Latest Victim of the Housing Market: McMansions

Many homeowners struggle to find buyers for their million-dollar properties.

ByABC News
February 7, 2008, 1:45 PM

CLAREMONT, Calif., Feb. 7, 2008— -- In 2005, Ahmad Hamadanian and his wife, Mitra, bought a new 5,600-square-foot home in Stone Canyon Preserve, a luxury development in Claremont, Calif. They paid more than $1 million for the stucco mansion with five bedrooms and 5½ baths. In a few years, they figured, they could sell the house and make a bundle of cash in the rising real estate market.

"We thought it would be all right," Ahmad said.

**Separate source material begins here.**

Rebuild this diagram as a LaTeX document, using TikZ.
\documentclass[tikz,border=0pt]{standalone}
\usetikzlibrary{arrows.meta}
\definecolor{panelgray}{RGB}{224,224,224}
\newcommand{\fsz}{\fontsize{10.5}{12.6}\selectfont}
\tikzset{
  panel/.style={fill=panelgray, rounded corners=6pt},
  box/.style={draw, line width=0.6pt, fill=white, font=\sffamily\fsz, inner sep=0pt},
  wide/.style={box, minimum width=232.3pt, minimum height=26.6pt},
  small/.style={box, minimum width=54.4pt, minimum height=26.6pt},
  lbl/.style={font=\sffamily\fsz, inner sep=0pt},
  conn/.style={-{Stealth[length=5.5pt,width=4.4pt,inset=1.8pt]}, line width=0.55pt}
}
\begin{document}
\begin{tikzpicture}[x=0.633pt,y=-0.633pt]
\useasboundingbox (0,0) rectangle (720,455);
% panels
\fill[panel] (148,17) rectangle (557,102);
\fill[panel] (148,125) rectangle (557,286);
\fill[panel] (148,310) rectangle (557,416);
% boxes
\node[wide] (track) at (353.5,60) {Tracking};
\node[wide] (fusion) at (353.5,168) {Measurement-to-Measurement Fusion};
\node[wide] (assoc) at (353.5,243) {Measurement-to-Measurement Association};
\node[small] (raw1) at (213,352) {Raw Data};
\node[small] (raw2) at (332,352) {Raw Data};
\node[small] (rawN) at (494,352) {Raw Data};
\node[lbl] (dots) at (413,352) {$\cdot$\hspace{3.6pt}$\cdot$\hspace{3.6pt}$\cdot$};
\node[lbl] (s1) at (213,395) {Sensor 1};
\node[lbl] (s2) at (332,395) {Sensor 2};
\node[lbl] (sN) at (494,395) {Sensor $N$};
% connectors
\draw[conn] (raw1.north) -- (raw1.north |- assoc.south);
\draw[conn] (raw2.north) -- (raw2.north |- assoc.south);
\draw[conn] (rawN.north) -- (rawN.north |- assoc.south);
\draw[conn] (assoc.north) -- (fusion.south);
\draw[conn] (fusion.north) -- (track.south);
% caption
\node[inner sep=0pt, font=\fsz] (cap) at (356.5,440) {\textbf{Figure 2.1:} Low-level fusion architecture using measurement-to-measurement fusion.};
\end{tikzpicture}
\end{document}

Derisively nicknamed "McMansions," these mass-produced luxury homes fueled the real estate boom. With 4,000 to 6,000 square feet of living space and price tags of at least $1 million, buyers were all but guaranteed their homes would appreciate by hundreds of thousands of dollars as soon as they signed on the dotted line.

Today, after sinking hundreds of thousands of additional dollars into landscaping, granite counters and high-end appliances, the Hamadanians have listed the house for $1,995,000. It's been on the market for six months, and they have yet to receive an offer.Hamadanian owns an Italian restaurant and his wife is a doctor, but with their house nearly 100 percent financed and monthly loan payments of $6,500, they're worried.

"After five years, our mortgage is going to jump high, like maybe twice as much," Mitra Hamadanian said.

People once had to place their names on a waiting list to buy a luxury home, but now owners trying to sell compete with new homes offered at lower prices, bank-owned properties and so-called "short sales," in which a home sells for less than the value of the mortgage.

Compounding the problem, buyers have disappeared because the subprime and 100 percent loans that made so much growth possible are gone.

"The people who qualified for the kinds of loans that bought these houses no longer qualify," said Char Constantino, a broker with Century 21.

Not only do those people no longer qualify, but many who did take risky financing are losing their homes. Foreclosures in Los Angeles were up 381 percent in the last quarter of 2007 from the same period the previous year.